Bypassing Safety Guardrails in LLMs Using Humor
Pedro Cisneros-Velarde
TL;DR
The paper investigates whether humor can be used to bypass safety guardrails in LLMs. It proposes a simple fixed-template attack that preserves the unsafe request verbatim while adding a humorous framing, and it evaluates single-turn and multi-turn variants across three datasets and four open-source models. The results show that humor-based prompts yield unsafe responses in 42 of 48 cases, with humor playing a crucial role and excessive humor sometimes reducing effectiveness, suggesting a balance is needed. The work highlights gaps in safety training generalization to humorous contexts and argues for more robust, humor-aware defenses.
Abstract
In this paper, we show it is possible to bypass the safety guardrails of large language models (LLMs) through a humorous prompt including the unsafe request.
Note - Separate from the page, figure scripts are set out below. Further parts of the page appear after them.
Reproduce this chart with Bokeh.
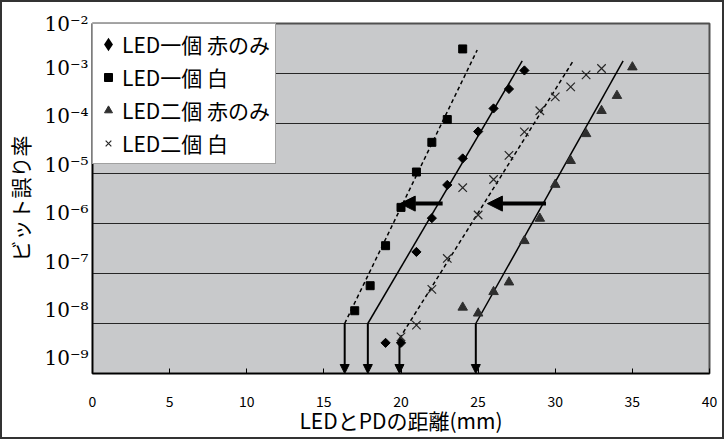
from bokeh.plotting import figure
from bokeh.models import (FixedTicker, Arrow, NormalHead, Legend, LegendItem,
                          ColumnDataSource)
from bokeh.embed import file_html
from bokeh.resources import INLINE

# ---------------- data ----------------
x_ticks = [0, 5, 10, 15, 20, 25, 30, 35, 40]
x_tick_labels = ["0", "5", "10", "15", "20", "25", "30", "35", "40"]
y_exponents = [-2, -3, -4, -5, -6, -7, -8, -9]
y_tick_labels = ["10⁻²", "10⁻³", "10⁻⁴", "10⁻⁵", "10⁻⁶", "10⁻⁷", "10⁻⁸", "10⁻⁹"]

series_names = ["LED一個 赤のみ", "LED一個 白", "LED二個 赤のみ", "LED二個 白"]

one_red_x = [19, 20, 21, 22, 23, 24, 25, 26, 27, 28]
one_red_ber = [4.1e-9, 4.1e-9, 2.7e-7, 1.28e-6, 5.9e-6, 2.0e-5, 6.9e-5, 2.0e-4, 4.9e-4, 1.15e-3]

one_white_x = [17, 18, 19, 20, 21, 22, 23, 24]
one_white_ber = [1.8e-8, 5.7e-8, 3.6e-7, 2.1e-6, 1.07e-5, 4.2e-5, 1.2e-4, 3.1e-3]

two_red_x = [24, 25, 26, 27, 28, 29, 30, 31, 32, 33, 34, 35]
two_red_ber = [2.1e-8, 1.6e-8, 4.3e-8, 6.7e-8, 4.5e-7, 1.26e-6, 6.0e-6, 1.8e-5,
               6.2e-5, 1.8e-4, 3.6e-4, 1.34e-3]

two_white_x = [20, 21, 22, 23, 24, 25, 26, 27, 28, 29, 30, 31, 32, 33]
two_white_ber = [5.4e-9, 9.3e-9, 4.8e-8, 2.0e-7, 5.2e-6, 1.48e-6, 7.6e-6, 2.3e-5,
                 6.8e-5, 1.8e-4, 3.4e-4, 5.4e-4, 9.4e-4, 1.26e-3]

# fitted (approximation) lines
fit_one_red_x = [17.85, 27.86]
fit_one_red_y = [1e-8, 1.78e-3]
fit_one_white_x = [16.35, 24.94]
fit_one_white_y = [1e-8, 2.95e-3]
fit_two_red_x = [24.85, 34.4]
fit_two_red_y = [1e-8, 1.78e-3]
fit_two_white_x = [19.9, 31.16]
fit_two_white_y = [5e-9, 1.78e-3]

# vertical arrows: distance where BER reaches the limit
drop_x = [16.35, 17.85, 19.9, 24.85]
drop_y_top = [1e-8, 1e-8, 5e-9, 1e-8]
drop_y_bottom = [1e-9, 1e-9, 1e-9, 1e-9]

# horizontal shift arrows
shift_from_x = [22.7, 29.4]
shift_to_x = [19.95, 25.6]
shift_y = [2.5e-6, 2.5e-6]

# ---------------- figure ----------------
p = figure(frame_width=617, frame_height=350, x_range=(0, 40), y_range=(1e-9, 1e-2),
           y_axis_type="log", output_backend="svg", toolbar_location=None,
           min_border_left=81, min_border_right=13, min_border_top=21,
           min_border_bottom=63)
p.styles = {"border": "2px solid #333333"}

p.background_fill_color = "#c8c9cb"
p.border_fill_color = "white"
p.outline_line_color = "#505050"
p.outline_line_width = 2

# x axis
p.xaxis.ticker = FixedTicker(ticks=x_ticks)
p.xaxis.major_label_overrides = {t: s for t, s in zip(x_ticks, x_tick_labels)}
p.xaxis.major_tick_in = 5
p.xaxis.major_tick_out = 0
p.xaxis.minor_tick_line_color = None
p.xaxis.major_tick_line_color = "black"
p.xaxis.axis_line_color = "black"
p.xaxis.axis_line_width = 1.5
p.xaxis.major_label_standoff = 22
p.xaxis.major_label_text_font = "Noto Sans CJK JP"
p.xaxis.major_label_text_font_size = "14px"
p.xaxis.major_label_text_color = "black"
p.xaxis.axis_label = "LEDとPDの距離(mm)"
p.xaxis.axis_label_text_font = "Noto Sans CJK JP"
p.xaxis.axis_label_text_font_size = "21px"
p.xaxis.axis_label_text_font_style = "normal"
p.xaxis.axis_label_text_color = "black"
p.xaxis.axis_label_standoff = -5
p.xgrid.grid_line_color = None

# y axis: gridlines on decades, labels sit a little above each decade line
y_decades = [10.0 ** e for e in y_exponents]
y_label_pos = [10.0 ** (e + ((4 + 1.6 * i) / 50.0 if i > 0 else 0.0))
               for i, e in enumerate(y_exponents)]
p.yaxis.ticker = FixedTicker(ticks=y_label_pos)
p.yaxis.major_label_overrides = {v: s for v, s in zip(y_label_pos, y_tick_labels)}
p.yaxis.major_tick_line_color = None
p.yaxis.minor_tick_line_color = None
p.yaxis.major_tick_out = 0
p.yaxis.major_tick_in = 0
p.yaxis.major_label_standoff = 4
p.yaxis.major_label_text_font = "DejaVu Serif"
p.yaxis.major_label_text_font_size = "20px"
p.yaxis.major_label_text_color = "black"
p.yaxis.axis_line_color = "black"
p.yaxis.axis_line_width = 1.5
p.yaxis.axis_label = "ビット誤り率"
p.yaxis.axis_label_text_font = "Noto Sans CJK JP"
p.yaxis.axis_label_text_font_size = "21px"
p.yaxis.axis_label_text_font_style = "normal"
p.yaxis.axis_label_text_color = "black"
p.yaxis.axis_label_standoff = 6
p.ygrid.ticker = FixedTicker(ticks=y_decades)
p.ygrid.grid_line_color = "#262626"
p.ygrid.grid_line_width = 1

# fit lines
p.line(fit_one_white_x, fit_one_white_y, line_color="black", line_width=1.5, line_dash="4 3")
p.line(fit_one_red_x, fit_one_red_y, line_color="black", line_width=1.5)
p.line(fit_two_white_x, fit_two_white_y, line_color="black", line_width=1.5, line_dash="4 3")
p.line(fit_two_red_x, fit_two_red_y, line_color="black", line_width=1.5)

# markers
r1 = p.scatter(one_red_x, one_red_ber, marker="square", size=6.5, angle=0.785398,
               fill_color="black", line_color="black")
r2 = p.scatter(one_white_x, one_white_ber, marker="square", size=8,
               fill_color="black", line_color="black")
r3 = p.scatter(two_red_x, two_red_ber, marker="triangle", size=9.5,
               fill_color="#2e2e2e", line_color="#2e2e2e")
r4 = p.scatter(two_white_x, two_white_ber, marker="x", size=12,
               line_color="#262626", line_width=1.2)
# legend-only diamond symbol (no visible data)
r1_key = p.scatter([float("nan")], [float("nan")], marker="diamond", size=8,
                   fill_color="black", line_color="black", line_width=3,
                   line_join="miter")

# arrows
drop_src = ColumnDataSource(dict(xs=drop_x, ys=drop_y_top, xe=drop_x, ye=drop_y_bottom))
p.add_layout(Arrow(x_start="xs", y_start="ys", x_end="xe", y_end="ye", source=drop_src,
                   line_color="black", line_width=2,
                   end=NormalHead(size=9, fill_color="black", line_color="black")))
shift_src = ColumnDataSource(dict(xs=shift_from_x, ys=shift_y, xe=shift_to_x, ye=shift_y))
p.add_layout(Arrow(x_start="xs", y_start="ys", x_end="xe", y_end="ye", source=shift_src,
                   line_color="black", line_width=4,
                   end=NormalHead(size=15, fill_color="black", line_color="black")))

legend = Legend(items=[LegendItem(label=series_names[0], renderers=[r1_key]),
                       LegendItem(label=series_names[1], renderers=[r2]),
                       LegendItem(label=series_names[2], renderers=[r3]),
                       LegendItem(label=series_names[3], renderers=[r4])],
                location="top_left", margin=0, padding=5, spacing=3,
                glyph_height=30, glyph_width=20, label_height=30, label_standoff=4,
                label_text_font="Noto Sans CJK JP", label_text_font_size="21px",
                label_text_color="black",
                border_line_color="#444444", border_line_width=1.5,
                background_fill_color="white", background_fill_alpha=1.0)
p.add_layout(legend)

open("out.html", "w").write(file_html(p, INLINE))
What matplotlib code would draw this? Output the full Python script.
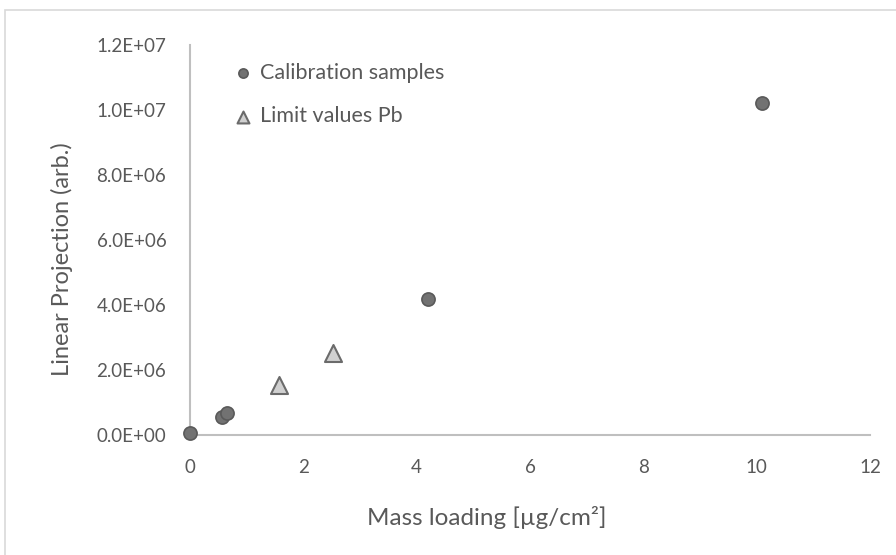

In particular, our method does not edit the unsafe request and follows a fixed template -- it is simple to implement and does not need additional LLMs to craft prompts. Extensive experiments show the effectiveness of our method across different LLMs. We also show that both removing and adding more humor to our method can reduce its effectiveness -- excessive humor possibly distracts the LLM from fulfilling its unsafe request. Thus, we argue that LLM jailbreaking occurs when there is a proper balance between focus on the unsafe request and presence of humor.